Walsh University Celebrates Title IX; Rosie (Giles) Hall
Rosie (Giles) Hall (Volleyball, 1978-79) is one of Walsh’s trailblazing female athletes. She holds the distinction of being of the first female letter winner and is the first woman to graduate from Walsh with a 4.00 grade point average. She was a member of Walsh’s Club Volleyball Team in 1976 and ’77, and led the way as the program progressed to the varsity level in 1978. Hall played for Barb Josten her first three years and for Missy Long her final year. As a senior, she was named Team Most Valuable Player and Team Captain. With Title IX celebrating its 40th anniversary this year, it is only fitting that a trailblazer like Rosie enters the Wall of Fame. Rosie, now the Honorable Judge Hall, was appointed to the bench of the Stark County Court of Common Pleas, Domestic Relations Division in August, 2011. She is married to Wall of Famer Charlie Hall (Cross Country/Track 1992).

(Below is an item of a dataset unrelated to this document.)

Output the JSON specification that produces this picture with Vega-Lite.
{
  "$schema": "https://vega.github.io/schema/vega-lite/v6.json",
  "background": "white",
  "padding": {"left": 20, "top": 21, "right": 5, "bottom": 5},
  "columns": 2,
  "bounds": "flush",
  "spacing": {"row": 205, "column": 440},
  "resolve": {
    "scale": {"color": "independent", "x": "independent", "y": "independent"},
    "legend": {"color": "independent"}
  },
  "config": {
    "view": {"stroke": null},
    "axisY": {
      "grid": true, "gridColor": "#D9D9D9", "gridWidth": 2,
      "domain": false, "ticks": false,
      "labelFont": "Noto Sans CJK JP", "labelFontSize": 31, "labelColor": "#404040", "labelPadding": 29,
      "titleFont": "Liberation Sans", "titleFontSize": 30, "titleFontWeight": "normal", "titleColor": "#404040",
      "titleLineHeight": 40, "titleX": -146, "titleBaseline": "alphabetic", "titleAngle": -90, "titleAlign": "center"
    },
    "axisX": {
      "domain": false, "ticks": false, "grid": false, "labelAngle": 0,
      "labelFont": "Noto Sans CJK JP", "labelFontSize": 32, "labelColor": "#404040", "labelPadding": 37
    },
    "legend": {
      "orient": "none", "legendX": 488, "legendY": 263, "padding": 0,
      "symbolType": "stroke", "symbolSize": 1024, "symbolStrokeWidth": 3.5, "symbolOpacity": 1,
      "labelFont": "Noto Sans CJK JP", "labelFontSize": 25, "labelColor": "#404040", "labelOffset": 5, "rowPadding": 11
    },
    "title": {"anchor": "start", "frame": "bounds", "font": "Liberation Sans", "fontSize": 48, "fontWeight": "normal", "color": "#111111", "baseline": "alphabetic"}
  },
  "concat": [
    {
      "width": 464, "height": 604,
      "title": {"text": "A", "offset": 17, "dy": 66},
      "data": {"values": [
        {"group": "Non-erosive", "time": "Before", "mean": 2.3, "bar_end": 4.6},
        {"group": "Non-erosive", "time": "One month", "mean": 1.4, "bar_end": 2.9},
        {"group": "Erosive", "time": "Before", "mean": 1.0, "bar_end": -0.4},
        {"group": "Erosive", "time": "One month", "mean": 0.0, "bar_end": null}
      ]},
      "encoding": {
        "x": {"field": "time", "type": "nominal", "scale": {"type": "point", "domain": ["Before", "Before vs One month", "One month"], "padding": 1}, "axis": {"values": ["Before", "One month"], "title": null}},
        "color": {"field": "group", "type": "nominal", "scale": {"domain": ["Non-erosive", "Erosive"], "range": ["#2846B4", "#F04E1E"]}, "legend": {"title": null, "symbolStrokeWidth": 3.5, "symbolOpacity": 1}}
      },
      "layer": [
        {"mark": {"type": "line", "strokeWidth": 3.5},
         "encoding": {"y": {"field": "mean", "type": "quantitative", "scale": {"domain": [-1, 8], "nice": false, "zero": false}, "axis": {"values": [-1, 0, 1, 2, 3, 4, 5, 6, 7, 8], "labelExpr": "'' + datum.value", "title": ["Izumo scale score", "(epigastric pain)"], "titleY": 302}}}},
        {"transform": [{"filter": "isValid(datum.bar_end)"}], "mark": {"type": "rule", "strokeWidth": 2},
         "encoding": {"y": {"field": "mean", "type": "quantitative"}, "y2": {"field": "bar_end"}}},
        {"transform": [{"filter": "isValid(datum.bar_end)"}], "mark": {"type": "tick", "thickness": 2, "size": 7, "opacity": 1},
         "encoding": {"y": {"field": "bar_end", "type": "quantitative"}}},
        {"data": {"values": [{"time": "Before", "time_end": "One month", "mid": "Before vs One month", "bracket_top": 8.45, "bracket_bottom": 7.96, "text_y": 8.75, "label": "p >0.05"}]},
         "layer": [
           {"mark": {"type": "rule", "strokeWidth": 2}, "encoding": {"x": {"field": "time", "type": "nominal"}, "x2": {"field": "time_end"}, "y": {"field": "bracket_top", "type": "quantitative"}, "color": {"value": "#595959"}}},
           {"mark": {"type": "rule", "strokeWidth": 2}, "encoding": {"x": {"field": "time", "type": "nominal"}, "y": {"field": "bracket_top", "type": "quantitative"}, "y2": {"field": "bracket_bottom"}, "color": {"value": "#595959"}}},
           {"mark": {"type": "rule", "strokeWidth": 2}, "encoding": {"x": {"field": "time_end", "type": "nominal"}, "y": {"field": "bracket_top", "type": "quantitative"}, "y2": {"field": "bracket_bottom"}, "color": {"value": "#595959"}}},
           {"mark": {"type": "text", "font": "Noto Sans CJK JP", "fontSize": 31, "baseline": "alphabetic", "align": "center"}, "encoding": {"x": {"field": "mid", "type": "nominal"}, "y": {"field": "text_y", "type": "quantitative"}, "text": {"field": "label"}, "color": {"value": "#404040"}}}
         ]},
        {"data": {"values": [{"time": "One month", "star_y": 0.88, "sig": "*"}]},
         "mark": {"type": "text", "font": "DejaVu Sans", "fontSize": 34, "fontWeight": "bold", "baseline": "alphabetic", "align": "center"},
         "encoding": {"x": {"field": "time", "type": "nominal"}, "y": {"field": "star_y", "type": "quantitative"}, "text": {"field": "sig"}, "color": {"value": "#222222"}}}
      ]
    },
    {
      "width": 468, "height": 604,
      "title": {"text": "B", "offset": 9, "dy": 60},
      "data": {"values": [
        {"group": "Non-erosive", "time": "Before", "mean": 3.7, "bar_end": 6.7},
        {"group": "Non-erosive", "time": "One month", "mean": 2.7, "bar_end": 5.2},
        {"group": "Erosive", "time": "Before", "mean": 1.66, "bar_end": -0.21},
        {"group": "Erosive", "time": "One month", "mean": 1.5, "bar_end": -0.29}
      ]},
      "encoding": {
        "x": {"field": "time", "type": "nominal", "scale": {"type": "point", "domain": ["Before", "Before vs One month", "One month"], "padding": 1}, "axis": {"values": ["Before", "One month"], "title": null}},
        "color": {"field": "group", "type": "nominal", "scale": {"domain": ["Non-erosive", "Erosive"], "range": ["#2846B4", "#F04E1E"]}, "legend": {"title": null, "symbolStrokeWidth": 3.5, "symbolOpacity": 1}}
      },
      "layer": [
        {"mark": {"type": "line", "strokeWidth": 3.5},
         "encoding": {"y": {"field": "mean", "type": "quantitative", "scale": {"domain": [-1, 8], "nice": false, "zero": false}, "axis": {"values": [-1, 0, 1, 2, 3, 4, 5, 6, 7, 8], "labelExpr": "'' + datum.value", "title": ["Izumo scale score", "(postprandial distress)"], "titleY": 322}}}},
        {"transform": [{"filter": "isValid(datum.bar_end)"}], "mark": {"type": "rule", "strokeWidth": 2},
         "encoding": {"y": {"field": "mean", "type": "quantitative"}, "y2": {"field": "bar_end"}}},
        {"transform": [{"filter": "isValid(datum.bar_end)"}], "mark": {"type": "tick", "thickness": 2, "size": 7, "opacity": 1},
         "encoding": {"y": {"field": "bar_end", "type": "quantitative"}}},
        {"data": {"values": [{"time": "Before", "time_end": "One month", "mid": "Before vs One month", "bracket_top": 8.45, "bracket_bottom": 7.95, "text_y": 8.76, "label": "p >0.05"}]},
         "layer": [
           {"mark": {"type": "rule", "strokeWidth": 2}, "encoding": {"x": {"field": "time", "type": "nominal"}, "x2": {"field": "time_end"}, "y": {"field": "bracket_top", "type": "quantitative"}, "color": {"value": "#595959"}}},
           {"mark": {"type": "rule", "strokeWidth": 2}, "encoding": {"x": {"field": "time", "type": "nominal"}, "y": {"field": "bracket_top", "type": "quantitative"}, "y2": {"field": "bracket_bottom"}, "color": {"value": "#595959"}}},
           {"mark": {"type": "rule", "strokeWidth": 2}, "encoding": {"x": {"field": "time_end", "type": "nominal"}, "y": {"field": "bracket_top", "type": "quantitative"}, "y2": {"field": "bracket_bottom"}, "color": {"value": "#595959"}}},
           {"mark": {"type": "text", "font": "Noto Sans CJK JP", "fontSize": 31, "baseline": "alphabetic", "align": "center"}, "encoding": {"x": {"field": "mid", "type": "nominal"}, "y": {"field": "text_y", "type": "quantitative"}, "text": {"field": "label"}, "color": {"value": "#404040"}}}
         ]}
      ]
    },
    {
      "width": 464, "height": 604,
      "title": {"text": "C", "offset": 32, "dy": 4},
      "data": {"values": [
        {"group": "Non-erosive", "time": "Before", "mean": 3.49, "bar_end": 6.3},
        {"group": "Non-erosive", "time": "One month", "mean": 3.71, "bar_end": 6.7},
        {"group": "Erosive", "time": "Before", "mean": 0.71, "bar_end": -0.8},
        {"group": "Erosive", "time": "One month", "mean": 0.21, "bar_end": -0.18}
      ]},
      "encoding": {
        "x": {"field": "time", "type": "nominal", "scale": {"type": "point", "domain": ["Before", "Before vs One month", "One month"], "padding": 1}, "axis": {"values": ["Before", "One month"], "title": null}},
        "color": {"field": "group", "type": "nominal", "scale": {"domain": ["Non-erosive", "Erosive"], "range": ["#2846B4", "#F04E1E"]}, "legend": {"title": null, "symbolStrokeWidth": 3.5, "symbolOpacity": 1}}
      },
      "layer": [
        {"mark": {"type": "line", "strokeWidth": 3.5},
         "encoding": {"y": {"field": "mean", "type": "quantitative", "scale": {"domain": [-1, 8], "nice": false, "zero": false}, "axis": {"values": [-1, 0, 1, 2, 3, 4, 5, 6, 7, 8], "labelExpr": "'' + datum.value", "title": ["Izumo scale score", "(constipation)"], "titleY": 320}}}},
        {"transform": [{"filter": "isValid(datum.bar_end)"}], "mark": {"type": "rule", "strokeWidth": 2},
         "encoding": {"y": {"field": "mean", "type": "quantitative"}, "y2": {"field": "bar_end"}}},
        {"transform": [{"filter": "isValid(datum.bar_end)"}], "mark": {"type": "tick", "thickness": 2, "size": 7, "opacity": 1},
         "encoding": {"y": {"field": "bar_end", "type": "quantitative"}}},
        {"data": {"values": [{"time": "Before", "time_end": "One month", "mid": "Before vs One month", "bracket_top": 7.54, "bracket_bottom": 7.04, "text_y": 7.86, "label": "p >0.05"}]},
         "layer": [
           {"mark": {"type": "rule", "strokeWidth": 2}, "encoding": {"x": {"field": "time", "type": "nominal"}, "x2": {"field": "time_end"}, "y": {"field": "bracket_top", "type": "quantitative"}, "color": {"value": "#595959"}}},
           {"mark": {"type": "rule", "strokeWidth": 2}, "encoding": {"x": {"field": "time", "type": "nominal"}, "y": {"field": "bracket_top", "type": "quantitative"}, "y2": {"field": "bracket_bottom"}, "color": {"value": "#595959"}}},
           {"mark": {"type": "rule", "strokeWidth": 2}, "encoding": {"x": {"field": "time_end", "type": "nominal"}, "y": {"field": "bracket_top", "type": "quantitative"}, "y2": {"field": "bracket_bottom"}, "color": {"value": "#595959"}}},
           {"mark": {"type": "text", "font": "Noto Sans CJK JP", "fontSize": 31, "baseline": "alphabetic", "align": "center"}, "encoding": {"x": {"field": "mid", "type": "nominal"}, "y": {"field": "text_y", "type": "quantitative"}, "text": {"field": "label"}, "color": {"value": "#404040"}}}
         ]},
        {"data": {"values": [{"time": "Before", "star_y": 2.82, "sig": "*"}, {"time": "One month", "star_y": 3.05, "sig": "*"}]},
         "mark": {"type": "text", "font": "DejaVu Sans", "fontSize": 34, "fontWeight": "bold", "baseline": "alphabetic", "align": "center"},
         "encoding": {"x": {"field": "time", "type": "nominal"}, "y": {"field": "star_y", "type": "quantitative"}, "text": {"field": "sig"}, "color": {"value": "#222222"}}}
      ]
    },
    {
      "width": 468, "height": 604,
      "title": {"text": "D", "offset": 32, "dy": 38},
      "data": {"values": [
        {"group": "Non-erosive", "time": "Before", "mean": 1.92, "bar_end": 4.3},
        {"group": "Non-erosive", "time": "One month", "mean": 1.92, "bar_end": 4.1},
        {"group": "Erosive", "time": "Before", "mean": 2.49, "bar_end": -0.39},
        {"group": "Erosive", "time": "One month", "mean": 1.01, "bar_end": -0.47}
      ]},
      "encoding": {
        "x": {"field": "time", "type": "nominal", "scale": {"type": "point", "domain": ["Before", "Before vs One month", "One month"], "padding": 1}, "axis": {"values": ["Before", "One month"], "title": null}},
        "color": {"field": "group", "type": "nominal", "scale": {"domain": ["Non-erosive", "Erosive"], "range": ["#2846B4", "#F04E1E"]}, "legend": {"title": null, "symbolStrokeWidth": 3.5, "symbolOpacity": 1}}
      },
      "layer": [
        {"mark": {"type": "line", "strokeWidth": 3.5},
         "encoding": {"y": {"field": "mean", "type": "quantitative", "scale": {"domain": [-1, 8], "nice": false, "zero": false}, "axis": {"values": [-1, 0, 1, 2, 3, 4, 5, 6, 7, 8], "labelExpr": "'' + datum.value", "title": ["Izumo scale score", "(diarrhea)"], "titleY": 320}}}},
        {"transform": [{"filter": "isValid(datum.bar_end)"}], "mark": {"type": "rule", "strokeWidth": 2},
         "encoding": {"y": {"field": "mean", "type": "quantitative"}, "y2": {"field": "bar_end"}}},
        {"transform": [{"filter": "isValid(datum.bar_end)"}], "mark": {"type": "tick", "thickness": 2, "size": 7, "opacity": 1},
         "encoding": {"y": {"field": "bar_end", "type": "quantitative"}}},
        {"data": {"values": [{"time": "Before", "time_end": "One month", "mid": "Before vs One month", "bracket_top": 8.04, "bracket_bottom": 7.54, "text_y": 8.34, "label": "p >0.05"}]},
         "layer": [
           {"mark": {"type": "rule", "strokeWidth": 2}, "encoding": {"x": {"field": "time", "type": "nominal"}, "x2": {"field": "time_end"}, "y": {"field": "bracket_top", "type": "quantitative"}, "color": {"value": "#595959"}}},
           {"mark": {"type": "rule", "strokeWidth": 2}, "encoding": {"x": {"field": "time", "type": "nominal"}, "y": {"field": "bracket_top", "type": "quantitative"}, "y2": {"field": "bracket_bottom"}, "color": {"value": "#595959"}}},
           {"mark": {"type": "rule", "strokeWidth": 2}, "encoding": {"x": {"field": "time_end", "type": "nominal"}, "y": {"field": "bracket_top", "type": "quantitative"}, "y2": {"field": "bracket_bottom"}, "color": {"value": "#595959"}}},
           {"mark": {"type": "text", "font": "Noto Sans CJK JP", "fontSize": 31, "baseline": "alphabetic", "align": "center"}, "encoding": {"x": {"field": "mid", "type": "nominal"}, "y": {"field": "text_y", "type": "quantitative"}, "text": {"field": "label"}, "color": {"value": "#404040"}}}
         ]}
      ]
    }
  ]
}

Rosie Giles came to Walsh at a time when most colleges and universities featured men’s athletics only. Walsh College was one of those institutions,’ noted Giles. “When I came to Walsh in 1976, we really didn’t have sports for female students. We were lucky when we started as a club, because many of our girls had played in high school. So we really had a decent start.”
“I was really fortunate coming from Newark Catholic High School where he had girls’ sports. We had a very strong athletic background at Newark. We had volleyball, basketball and track and our volleyball went 64-0. We only lacked winning a state championship, as they didn’t have those in the early days.”
A 4.00 student, for Rosie the balancing of academics and athletics was easy, especially after playing three sports at Newark. “I came to Walsh on an academic full-ride, so I knew what my priorities were. But I really missed athletics and Walsh gave me the chance to fulfill my needs. My parents were a little worried at first, but I knew that I had to keep my grades up. I also worked, answering phones at the campus switchboard from six to midnight.”
The transgression from club to varsity was rewarding, as everyone began to take women’s athletics more seriously. “Once we became a varsity sport the student body began coming to games and cheering us on, it was very rewarding. We were a club the first two years, reaching varsity status in 1978. We never really thought about being a club when we were one. We were just out there playing volleyball. When we became varsity we were competitive, we played the University of Akron, Marietta, Malone, Hiram, Mt. Union. We played some tough schools.”
“The years that I spent at Walsh were just amazing for me. I met my husband here, and still have many of my close friends from Walsh. It was nice being part of something special, something that was just beginning to take shape. I’m proud of my time at Walsh, and my association with Walsh. It molded me into the person I am today.”